Magnetoresistance and field-induced phase transitions in the helical and conical states of holmium

Abstract

Magnetoresistance measurements on single crystals of holmium are reported for the helical antiferromagnetic and conical ferromagnetic phases. Longitudinal and transverse measurements were made with the magnetic field applied in the $a$, $b$, and $c$ planes, including nine different field-current configurations. Data with the current parallel to the $c$ direction and the applied field parallel to the easy $b$ direction showed the magnetoresistance to be as large as 40%. Basal-plane resistance anomalies have been observed, which when compared to magnetostriction, magnetization, and neutron-diffraction data can be correlated with field-induced transitions, permitting the construction of schematic $H\ensuremath{-}T$ phase diagrams.

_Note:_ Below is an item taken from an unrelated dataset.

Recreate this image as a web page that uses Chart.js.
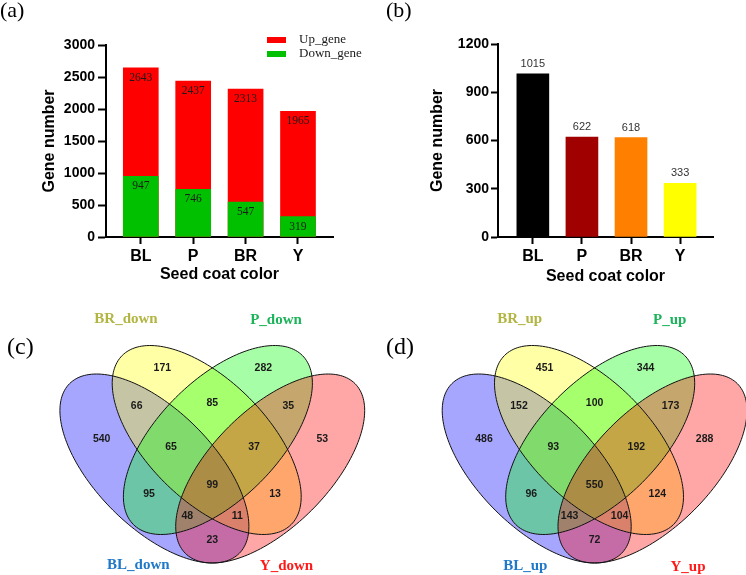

The results of these measurements are in good general agreement with previous work, with the exception that evidence for an additional stable intermediate state has been obtained. The basal-plane data were isotropic with respect to the current direction, and highly anisotropic with respect to the direction of the applied magnetic field. In order to observe sharp resistance anomalies, it was essential to mount the samples in such a way as to provide for relief of thermal and magnetostrictive stresses. All samples studied were in the form of thin disks, with the magnetic field applied in the plane of the disk to minimize the demagnetizing effects.